I use Google Colab for my development work. I have setup a Kafka server on my local machine (RapsberryPi). The task in hand to use PySpark to read and write data. You can use Batch or Streaming query.
Spark has an extensive documentation at their website under the heading – Structured Streaming + Kafka Integration Guide.
Read data from Kafka – Batch
Create a dataframe using spark.read.format(“kafka”):
# Subscribe to multiple topics, specifying explicit Kafka offsets
df = spark \
.read \
.format("kafka") \
.option("kafka.bootstrap.servers", "host1:port1,host2:port2") \
.option("subscribe", "topic1,topic2") \
.option("startingOffsets", """{"topic1":{"0":23,"1":-2},"topic2":{"0":-2}}""") \
.option("endingOffsets", """{"topic1":{"0":50,"1":-1},"topic2":{"0":-1}}""") \
.load()
df.selectExpr("CAST(key AS STRING)", "CAST(value AS STRING)")
Create a dataframe for streaming query
Use spark.readstream.format(“kafka”) for streaming query.
# Subscribe to 1 topic, with headers
df = spark \
.readStream \
.format("kafka") \
.option("kafka.bootstrap.servers", "host1:port1,host2:port2") \
.option("subscribe", "topic1") \
.option("includeHeaders", "true") \
.load()
df.selectExpr("CAST(key AS STRING)", "CAST(value AS STRING)", "headers")
Use case – Kafka batch queries for storing and handing web server access log files
I want to store web server access log files in Kafka and read data from it.

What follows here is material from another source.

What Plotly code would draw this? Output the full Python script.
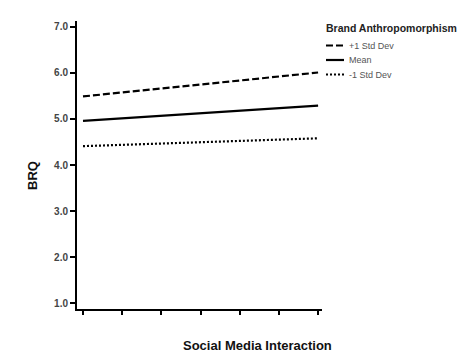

Here are the steps:
- ingest server log files and create a dataframe
- send data in chunks to Kafka
- verify data is stored in Kafka as expected
Prerequisites
- Kafka server is up and running and a topic is available for storing and reading
- a dataframe containing web server access logs data
Ingest server log files and create a dataframe
I have a compressed file containing log files – /content/pi-logs-01.tar.gz/. Upload it to Google Colab instance, used tar xvf command to save them to a folder and used spark.read.option(‘delimiter’,’ ‘).csv(“/content/var/log/apache2/”) to create dataframe.
# create dataframe
df = spark.read.option('delimiter',' ').csv("/content/var/log/apache2/")

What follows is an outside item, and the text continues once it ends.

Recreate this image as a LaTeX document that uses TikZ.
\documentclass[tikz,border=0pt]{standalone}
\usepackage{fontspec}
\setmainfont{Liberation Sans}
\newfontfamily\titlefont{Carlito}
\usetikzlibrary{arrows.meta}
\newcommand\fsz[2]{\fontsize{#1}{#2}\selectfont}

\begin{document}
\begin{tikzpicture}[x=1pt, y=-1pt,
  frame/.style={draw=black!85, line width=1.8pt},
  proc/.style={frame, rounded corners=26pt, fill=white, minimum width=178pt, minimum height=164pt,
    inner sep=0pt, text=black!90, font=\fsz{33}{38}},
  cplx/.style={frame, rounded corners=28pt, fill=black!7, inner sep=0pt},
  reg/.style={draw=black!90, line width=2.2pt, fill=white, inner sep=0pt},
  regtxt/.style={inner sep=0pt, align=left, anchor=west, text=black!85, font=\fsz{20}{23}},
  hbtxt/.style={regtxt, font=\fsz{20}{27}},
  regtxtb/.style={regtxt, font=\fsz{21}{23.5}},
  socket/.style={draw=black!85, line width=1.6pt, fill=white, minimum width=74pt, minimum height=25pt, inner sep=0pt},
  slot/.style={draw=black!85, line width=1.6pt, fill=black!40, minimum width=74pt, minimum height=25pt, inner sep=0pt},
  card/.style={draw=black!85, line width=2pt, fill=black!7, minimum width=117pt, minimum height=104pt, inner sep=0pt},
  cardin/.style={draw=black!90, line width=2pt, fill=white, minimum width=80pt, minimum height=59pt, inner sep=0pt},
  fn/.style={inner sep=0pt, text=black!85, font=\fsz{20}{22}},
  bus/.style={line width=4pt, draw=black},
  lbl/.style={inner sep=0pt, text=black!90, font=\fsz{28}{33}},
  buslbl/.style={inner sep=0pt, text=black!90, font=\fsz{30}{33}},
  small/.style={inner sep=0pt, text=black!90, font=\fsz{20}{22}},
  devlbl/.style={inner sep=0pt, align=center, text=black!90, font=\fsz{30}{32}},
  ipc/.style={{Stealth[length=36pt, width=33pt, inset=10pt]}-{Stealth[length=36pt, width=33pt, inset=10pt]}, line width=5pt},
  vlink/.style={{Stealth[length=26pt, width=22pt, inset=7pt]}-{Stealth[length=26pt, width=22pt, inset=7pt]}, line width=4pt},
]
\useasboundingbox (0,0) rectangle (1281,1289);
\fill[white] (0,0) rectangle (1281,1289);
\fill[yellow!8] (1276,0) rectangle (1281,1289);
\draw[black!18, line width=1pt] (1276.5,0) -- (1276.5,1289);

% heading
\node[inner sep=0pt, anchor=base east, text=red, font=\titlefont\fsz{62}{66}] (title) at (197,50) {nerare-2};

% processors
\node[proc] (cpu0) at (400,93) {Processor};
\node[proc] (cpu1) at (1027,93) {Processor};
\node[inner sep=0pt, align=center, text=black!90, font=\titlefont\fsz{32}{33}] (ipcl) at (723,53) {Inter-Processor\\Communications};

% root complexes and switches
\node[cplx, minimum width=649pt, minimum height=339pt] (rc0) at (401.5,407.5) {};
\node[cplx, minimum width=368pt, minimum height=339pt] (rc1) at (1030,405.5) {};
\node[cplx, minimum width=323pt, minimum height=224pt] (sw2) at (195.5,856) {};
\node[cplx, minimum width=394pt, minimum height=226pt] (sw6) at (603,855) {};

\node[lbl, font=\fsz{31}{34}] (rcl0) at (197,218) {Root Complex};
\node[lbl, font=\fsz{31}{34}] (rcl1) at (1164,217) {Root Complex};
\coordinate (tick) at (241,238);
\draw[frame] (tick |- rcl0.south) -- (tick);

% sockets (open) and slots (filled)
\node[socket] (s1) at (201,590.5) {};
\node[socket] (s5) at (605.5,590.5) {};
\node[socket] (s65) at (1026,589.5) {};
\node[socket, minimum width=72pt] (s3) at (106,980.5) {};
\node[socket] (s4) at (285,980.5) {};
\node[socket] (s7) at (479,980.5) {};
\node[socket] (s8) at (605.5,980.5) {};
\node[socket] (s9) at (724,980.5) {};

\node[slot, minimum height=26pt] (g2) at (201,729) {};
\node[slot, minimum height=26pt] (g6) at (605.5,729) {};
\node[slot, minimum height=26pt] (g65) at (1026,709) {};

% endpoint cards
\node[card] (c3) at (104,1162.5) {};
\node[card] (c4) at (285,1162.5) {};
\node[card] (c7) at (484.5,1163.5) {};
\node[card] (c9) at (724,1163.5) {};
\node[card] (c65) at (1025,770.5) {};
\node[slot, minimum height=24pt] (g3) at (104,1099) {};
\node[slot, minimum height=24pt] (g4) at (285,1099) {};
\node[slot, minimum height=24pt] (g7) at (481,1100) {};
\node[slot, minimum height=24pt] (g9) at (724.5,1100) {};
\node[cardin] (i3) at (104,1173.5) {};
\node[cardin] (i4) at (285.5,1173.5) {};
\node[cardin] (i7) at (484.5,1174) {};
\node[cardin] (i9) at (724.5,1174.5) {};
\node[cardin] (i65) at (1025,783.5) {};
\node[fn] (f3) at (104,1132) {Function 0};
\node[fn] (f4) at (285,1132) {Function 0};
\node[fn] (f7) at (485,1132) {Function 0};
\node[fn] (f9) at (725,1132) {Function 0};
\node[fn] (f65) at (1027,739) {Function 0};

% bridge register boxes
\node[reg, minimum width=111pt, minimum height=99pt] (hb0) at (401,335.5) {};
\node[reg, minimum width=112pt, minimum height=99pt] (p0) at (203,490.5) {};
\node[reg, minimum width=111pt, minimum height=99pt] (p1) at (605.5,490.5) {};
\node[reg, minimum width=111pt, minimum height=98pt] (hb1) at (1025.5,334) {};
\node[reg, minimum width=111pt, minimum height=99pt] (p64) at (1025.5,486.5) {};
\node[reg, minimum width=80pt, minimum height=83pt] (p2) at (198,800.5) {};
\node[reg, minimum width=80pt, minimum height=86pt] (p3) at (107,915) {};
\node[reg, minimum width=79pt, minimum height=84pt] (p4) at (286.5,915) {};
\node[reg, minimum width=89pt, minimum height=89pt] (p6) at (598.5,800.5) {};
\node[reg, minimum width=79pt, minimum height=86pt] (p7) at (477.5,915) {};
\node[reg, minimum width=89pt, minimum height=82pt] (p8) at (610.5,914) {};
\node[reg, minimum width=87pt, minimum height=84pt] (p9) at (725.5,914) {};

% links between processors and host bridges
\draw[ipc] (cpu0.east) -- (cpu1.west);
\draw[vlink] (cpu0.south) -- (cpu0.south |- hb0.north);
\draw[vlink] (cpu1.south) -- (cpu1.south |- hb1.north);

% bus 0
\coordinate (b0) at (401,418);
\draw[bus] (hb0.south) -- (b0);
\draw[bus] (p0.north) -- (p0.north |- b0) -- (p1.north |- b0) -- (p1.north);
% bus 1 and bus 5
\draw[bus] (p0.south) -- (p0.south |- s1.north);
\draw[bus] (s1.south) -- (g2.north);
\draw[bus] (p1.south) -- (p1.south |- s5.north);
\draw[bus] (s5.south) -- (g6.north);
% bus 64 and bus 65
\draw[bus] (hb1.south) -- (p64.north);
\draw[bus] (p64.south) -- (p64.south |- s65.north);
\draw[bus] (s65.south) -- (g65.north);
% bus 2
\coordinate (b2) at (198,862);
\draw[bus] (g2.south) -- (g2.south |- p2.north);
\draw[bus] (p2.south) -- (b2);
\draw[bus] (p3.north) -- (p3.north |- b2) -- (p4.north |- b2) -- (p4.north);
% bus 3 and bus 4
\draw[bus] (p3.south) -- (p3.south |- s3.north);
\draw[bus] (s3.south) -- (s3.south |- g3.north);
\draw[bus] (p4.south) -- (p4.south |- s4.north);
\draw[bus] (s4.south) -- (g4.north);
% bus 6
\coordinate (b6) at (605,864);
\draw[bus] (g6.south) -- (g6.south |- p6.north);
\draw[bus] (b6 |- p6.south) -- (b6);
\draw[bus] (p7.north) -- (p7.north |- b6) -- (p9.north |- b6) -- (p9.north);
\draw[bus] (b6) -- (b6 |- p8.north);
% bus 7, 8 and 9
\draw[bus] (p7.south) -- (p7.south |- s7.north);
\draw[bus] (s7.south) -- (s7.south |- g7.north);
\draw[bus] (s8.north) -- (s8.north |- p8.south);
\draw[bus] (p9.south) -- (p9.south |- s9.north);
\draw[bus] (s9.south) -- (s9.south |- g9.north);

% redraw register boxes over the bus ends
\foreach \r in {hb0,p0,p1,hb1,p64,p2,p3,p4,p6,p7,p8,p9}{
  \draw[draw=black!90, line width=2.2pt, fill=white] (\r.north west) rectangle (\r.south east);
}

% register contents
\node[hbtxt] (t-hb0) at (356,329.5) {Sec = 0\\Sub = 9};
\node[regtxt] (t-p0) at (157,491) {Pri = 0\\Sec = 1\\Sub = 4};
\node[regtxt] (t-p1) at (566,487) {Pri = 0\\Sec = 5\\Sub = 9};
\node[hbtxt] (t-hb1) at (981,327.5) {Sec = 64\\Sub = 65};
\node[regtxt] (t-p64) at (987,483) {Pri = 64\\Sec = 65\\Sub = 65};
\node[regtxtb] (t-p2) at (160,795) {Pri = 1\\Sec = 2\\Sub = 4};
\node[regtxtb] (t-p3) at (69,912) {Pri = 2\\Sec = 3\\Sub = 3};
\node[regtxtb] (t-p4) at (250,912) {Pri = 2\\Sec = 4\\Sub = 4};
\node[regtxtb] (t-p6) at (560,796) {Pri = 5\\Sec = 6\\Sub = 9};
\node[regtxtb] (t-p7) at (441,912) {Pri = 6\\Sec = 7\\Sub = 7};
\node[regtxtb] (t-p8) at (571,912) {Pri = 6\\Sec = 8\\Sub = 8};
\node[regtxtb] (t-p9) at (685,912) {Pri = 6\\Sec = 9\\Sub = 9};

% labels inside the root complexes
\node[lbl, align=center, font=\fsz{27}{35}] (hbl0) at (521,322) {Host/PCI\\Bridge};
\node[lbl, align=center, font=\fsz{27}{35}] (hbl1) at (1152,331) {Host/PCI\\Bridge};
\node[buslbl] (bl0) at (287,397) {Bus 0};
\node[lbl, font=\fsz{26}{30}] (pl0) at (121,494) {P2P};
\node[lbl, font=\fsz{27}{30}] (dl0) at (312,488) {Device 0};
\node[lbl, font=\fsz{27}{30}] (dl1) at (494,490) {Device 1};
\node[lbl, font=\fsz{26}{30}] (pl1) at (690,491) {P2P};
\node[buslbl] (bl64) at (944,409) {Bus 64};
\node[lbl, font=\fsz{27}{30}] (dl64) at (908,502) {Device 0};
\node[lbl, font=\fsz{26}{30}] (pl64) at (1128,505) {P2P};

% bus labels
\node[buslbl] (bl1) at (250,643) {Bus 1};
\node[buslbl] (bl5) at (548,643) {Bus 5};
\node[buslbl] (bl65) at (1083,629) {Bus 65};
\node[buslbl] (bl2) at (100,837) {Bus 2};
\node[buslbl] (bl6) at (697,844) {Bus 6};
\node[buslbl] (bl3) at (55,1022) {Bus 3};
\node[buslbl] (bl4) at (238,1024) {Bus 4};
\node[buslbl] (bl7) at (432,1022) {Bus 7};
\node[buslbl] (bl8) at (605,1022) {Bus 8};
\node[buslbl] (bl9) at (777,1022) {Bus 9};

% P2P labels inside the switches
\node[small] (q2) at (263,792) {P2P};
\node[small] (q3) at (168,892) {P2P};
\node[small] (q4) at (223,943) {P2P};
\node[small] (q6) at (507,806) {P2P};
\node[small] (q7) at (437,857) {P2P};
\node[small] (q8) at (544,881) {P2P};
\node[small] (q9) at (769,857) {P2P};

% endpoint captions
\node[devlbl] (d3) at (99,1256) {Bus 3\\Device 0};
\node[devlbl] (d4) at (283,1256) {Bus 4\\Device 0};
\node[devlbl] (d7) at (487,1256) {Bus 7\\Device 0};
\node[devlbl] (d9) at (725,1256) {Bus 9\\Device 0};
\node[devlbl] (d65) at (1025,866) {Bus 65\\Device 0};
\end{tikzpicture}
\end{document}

from pyspark.sql import functions as F
# dd/MMM/yyyy:hh:mm:ss
df = df.select(
df._c0.alias('ipaddress'),
F.regexp_extract(df._c3, "\[([^\]]+)", 1).alias('datetime'),
F.split(df._c5,' ')[0].alias('method'),
F.split(df._c5,' ')[1].alias('endpoint'),
F.split(df._c5,' ')[2].alias('protocol'),
df._c6.alias('responsecode'),
df._c7.alias('contentsize'),
df._c8.alias('referer'),
df._c9.alias('useragent'),
)
Send data in chunks to Kafka
Split dataframe into smaller chunks and write them to kafka as batch query
# function to write data to kafka
def kafka_write_data(df,hosts,topic):
(df
.select(F.monotonically_increasing_id().cast('string').alias('key'),F.to_json(F.struct([F.col(c).alias(c) for c in df.columns])).alias("value"))
.write
.format("kafka")
.option("kafka.bootstrap.servers", hosts)
.option("topic", topic)
.save()
)
return True
# save data in chunks
# Define the number of splits you want
n_splits = 4
# Calculate count of each dataframe rows
each_len = df.count() // n_splits
# Create a copy of original dataframe
copy_df = df
# Iterate for each dataframe
i = 0
while i < n_splits:
# Get the top `each_len` number of rows
temp_df = copy_df.limit(each_len)
# Truncate the `copy_df` to remove
# the contents fetched for `temp_df`
copy_df = copy_df.subtract(temp_df)
# View the dataframe
temp_df.show(10,truncate=False)
kafka_write_data(temp_df,"broadoakdata.uk:9092","apache2")
# Increment the split number
i += 1
Verify data in Kafka
Get few records from Kafka using startingOffsets and endingOffsets option of Kafka read command.
# only 1 partition
def kafka_read_data(spark,hosts,topic,topic_start,tpoic_end):
df = (spark
.read
.format("kafka")
.option("kafka.bootstrap.servers", hosts)
.option("subscribe", topic)
.option("startingOffsets", topic_start)
.option("endingOffsets", topic_end)
.load()
)
return df
# set hosts and topic
hosts = "broadoakdata.uk:9092"
topic = "apache2"
topic_start = '{"'+topic+'":{"0":81147}}'
topic_end = '{"'+topic+'":{"0":91147}}'
# get data
df_read = kafka_read_data(spark,hosts,topic,topic_start,topic_end)
df_read = df_readselectExpr("CAST(key AS STRING)", "CAST(value AS STRING)")
df_read.show(20,truncate=False)
Screenshot
Data analysis – seeking suspicious calls to my web server
It seems my web server was getting unwanted requests from number of clients. In particular they were calling ‘xmlrpc.php’ via POST method. I needed to find how many calls per day.
# filter only endpoint=='/xmlrpc.php'
codes_by_date_sorted_df = (df.filter(df.endpoint=='/xmlrpc.php')
.groupBy(F.dayofmonth(F.to_date(F.substring(F.col('datetime'),0,11),'dd/MMM/yyyy')).alias('day'))
.count()
.sort("day"))
codes_by_date_sorted_pd_df = codes_by_date_sorted_df.toPandas()
codes_by_date_sorted_pd_df
Visualise the finding
import plotly.express as px
px.bar(
codes_by_date_sorted_pd_df,
x="day",
color="day",
y="count",
barmode='group'
)
Terrible finding! I had to move my site to SiteGround – https://broadoakdata.uk/